Automatisierung kann sinnvoll sein, wenn sie mit Maß und Ziel eingesetzt wird. Sie kann aber fehlendes Personal – und/oder fehlende Zeit – langfristig nicht ersetzen. Sinnvolle Automatisierung erlaubt zeitliche Flexibilität und unterstützt eine kontinuierliche Kommunikation. Kommunikationsteams sind in vielen kleinen und mittelständischen Unternehmen unterbesetzt. Automatisierung kann diese kleinen Teams entlasten, die Arbeit zeitlich entzerren und sie flexibler machen. Darüber hinaus kann Automatisierung dabei helfen, Inhalte sinnvoll zu publizieren und so für kontinuierliche Aktivitäten zu sorgen.

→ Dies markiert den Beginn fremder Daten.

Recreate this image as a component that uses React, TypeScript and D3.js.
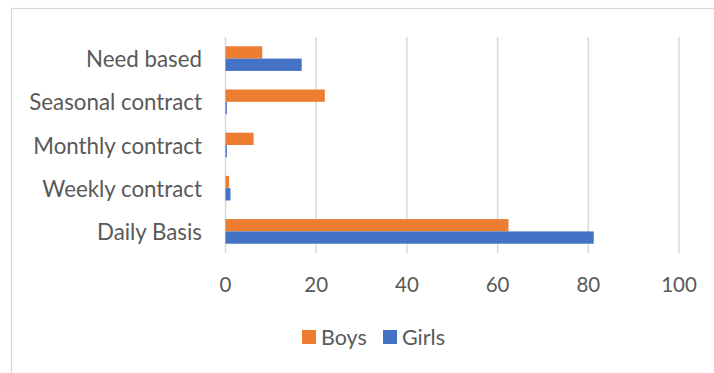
import React, { useEffect, useRef } from "react";
import * as d3 from "d3";

const categories = [
  "Need based",
  "Seasonal contract",
  "Monthly contract",
  "Weekly contract",
  "Daily Basis",
];
const seriesNames = ["Boys", "Girls"];
const boysValues = [8.1, 21.9, 6.2, 0.8, 62.4];
const girlsValues = [16.8, 0.3, 0.3, 1.1, 81.2];
const xTicks = [0, 20, 40, 60, 80, 100];
const seriesColors = ["#ED7D31", "#4472C4"];

const W = 714;
const H = 373;
const FONT = "Lato, 'Open Sans', sans-serif";
const TEXT_COLOR = "#595959";
const GRID_COLOR = "#D9D9D9";

export default function App() {
  const ref = useRef<SVGSVGElement | null>(null);

  useEffect(() => {
    const svg = d3.select(ref.current);
    svg.selectAll("*").remove();

    // outer chart frame (extends past the visible area on right and bottom)
    svg
      .append("rect")
      .attr("x", 11.5)
      .attr("y", 8.5)
      .attr("width", W + 20)
      .attr("height", H + 20)
      .attr("fill", "#fff")
      .attr("stroke", GRID_COLOR)
      .attr("stroke-width", 1.2);

    const plot = { left: 225.5, right: 679, top: 37, bottom: 253 };

    const x = d3.scaleLinear().domain([0, 100]).range([plot.left, plot.right]);
    const y = d3
      .scaleBand<string>()
      .domain(categories)
      .range([plot.top, plot.bottom])
      .paddingInner(0.43)
      .paddingOuter(0.215);
    const sub = d3
      .scaleBand<string>()
      .domain(seriesNames)
      .range([0, y.bandwidth()]);

    // vertical gridlines
    svg
      .append("g")
      .selectAll("line")
      .data(xTicks)
      .join("line")
      .attr("x1", (d) => x(d))
      .attr("x2", (d) => x(d))
      .attr("y1", plot.top)
      .attr("y2", plot.bottom)
      .attr("stroke", GRID_COLOR)
      .attr("stroke-width", 1.5);

    const rows = categories.map((c, i) => ({
      cat: c,
      vals: [boysValues[i], girlsValues[i]],
    }));

    const groups = svg
      .append("g")
      .selectAll("g")
      .data(rows)
      .join("g")
      .attr("transform", (d) => `translate(0,${y(d.cat)})`);

    groups
      .selectAll("rect")
      .data((d) => d.vals.map((v, j) => ({ v, s: seriesNames[j], j })))
      .join("rect")
      .attr("x", x(0))
      .attr("y", (d) => sub(d.s)!)
      .attr("width", (d) => x(d.v) - x(0))
      .attr("height", sub.bandwidth())
      .attr("fill", (d) => seriesColors[d.j]);

    // category labels
    svg
      .append("g")
      .selectAll("text")
      .data(categories)
      .join("text")
      .attr("x", 202)
      .attr("y", (d) => y(d)! + y.bandwidth() / 2)
      .attr("text-anchor", "end")
      .attr("dominant-baseline", "central")
      .attr("font-family", FONT)
      .attr("font-size", 22.3)
      .attr("fill", TEXT_COLOR)
      .text((d) => d);

    // value axis labels
    svg
      .append("g")
      .selectAll("text")
      .data(xTicks)
      .join("text")
      .attr("x", (d) => x(d))
      .attr("y", 283.5)
      .attr("text-anchor", "middle")
      .attr("dominant-baseline", "central")
      .attr("font-family", FONT)
      .attr("font-size", 20.5)
      .attr("fill", TEXT_COLOR)
      .text((d) => String(d));

    // legend
    const legendItems = [
      { name: seriesNames[0], color: seriesColors[0], x: 302 },
      { name: seriesNames[1], color: seriesColors[1], x: 383 },
    ];
    const lg = svg
      .append("g")
      .selectAll("g")
      .data(legendItems)
      .join("g")
      .attr("transform", (d) => `translate(${d.x},330)`);
    lg.append("rect")
      .attr("width", 14)
      .attr("height", 14)
      .attr("fill", (d) => d.color);
    lg.append("text")
      .attr("x", 19)
      .attr("y", 7)
      .attr("dominant-baseline", "central")
      .attr("font-family", FONT)
      .attr("font-size", 21.5)
      .attr("fill", TEXT_COLOR)
      .text((d) => d.name);
  }, []);

  return (
    <div style={{ position: "absolute", left: 0, top: 0 }}>
      <svg ref={ref} width={W} height={H} style={{ display: "block" }} />
    </div>
  );
}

Ein hiefür passender Workflow könnte folgendermaßen aussehen: Zunächst sucht man über Quellen wie Feedly, Refind oder in Social Media Kanälen nach aktuellen und relevanten Inhalten, diese können dann mit Tools wie Instapaper oder pocket an einem Ort digital gesammelt werden, im letzten Schritt plant man mit Social Media Dashboards wie Hootsuite, buffer oder etwa scompler Inhalte für einen bestimmten Zeitraum.

 

Podcasts

Podcasts sind Audioformate „on demand“ – Formate die man auf Abruf anhören kann. Man kann diese Audios herunterladen und hören, wann man will. Ein Podcast umfasst aber nicht nur ein einzelnes Video, sondern eine ganze Reihe von Audiodateien. Texte spielen heutzutage eine immer weiter untergeordnete Rolle. Audio- und Videoformate werden beim Konsumieren immer mehr bevorzugt. Stimmen wirken persönlich und erleichtern uns damit, eine Beziehung zu Inhalten und Geschichten aufzubauen. Mobile Audioformate und Podcast blühen derzeit gerade richtig auf Vorteil: Sie können auch offline konsumiert werden.

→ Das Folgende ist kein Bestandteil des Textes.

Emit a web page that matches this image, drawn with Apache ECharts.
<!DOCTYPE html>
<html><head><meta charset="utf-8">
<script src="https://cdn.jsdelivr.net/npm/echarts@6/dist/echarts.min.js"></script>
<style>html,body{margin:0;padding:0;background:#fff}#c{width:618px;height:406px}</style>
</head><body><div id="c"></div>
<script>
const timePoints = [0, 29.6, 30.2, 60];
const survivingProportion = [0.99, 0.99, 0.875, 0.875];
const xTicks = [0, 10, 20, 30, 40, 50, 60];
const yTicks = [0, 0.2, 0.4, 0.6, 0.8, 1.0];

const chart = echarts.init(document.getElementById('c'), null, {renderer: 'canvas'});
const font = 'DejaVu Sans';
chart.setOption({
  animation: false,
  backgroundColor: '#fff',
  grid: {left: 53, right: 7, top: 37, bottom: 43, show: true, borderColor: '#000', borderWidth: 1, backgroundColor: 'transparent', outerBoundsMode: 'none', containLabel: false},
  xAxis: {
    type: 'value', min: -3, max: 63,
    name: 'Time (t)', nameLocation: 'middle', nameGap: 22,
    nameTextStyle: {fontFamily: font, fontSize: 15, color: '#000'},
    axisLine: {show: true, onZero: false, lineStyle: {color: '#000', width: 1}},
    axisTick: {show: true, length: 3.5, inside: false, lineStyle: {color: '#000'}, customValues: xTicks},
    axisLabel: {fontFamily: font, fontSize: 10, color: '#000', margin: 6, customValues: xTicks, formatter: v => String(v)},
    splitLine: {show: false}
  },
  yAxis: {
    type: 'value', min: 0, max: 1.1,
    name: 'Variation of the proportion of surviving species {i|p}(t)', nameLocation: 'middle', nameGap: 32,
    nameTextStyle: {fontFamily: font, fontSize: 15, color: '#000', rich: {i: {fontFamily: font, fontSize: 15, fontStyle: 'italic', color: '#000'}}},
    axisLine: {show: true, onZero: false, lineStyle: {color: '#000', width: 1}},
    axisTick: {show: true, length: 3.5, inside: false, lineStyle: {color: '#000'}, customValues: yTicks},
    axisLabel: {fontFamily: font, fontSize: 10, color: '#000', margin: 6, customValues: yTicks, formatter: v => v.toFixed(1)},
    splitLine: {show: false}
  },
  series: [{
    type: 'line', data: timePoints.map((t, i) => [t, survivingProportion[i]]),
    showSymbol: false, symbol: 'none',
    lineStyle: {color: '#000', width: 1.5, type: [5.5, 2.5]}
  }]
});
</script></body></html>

Kommunikatoren könnten Podcasts einerseits zur Recherche und Sammlung von interessanten und relevanten Inhalten verwenden. Andererseits könnten sie auch Apps wie Anchor verwenden, um sich mit anderen Leuten zu vernetzen und eigenständig kurze Audio-Aufnahmen zu einem bestimmten Thema abzusetzen. Das umständliche lesen und planen von Artikeln und Blog-Beiträgen fällt damit weg. Innerhalb von kurzer Zeit kann neues gelernt oder der eigene Inhalt schnell verbreitet werden.

 

Das sind natürlich nur einige Optionen, Social Media in einen hektischen und durchgeplanten Arbeitsalltag im PR-Bereich zu integrieren. Wer bisher noch nicht gestartet ist, muss sich jedoch keine Sorgen machen. Auch kleine Schritte helfen bereits dabei, Social Media nach und nach zu verstehen.

Entscheidend ist die Offenheit für neue Kommunikationswege und die Bereitschaft, neues zu lernen. Wie in der Kommunikation sonst auch.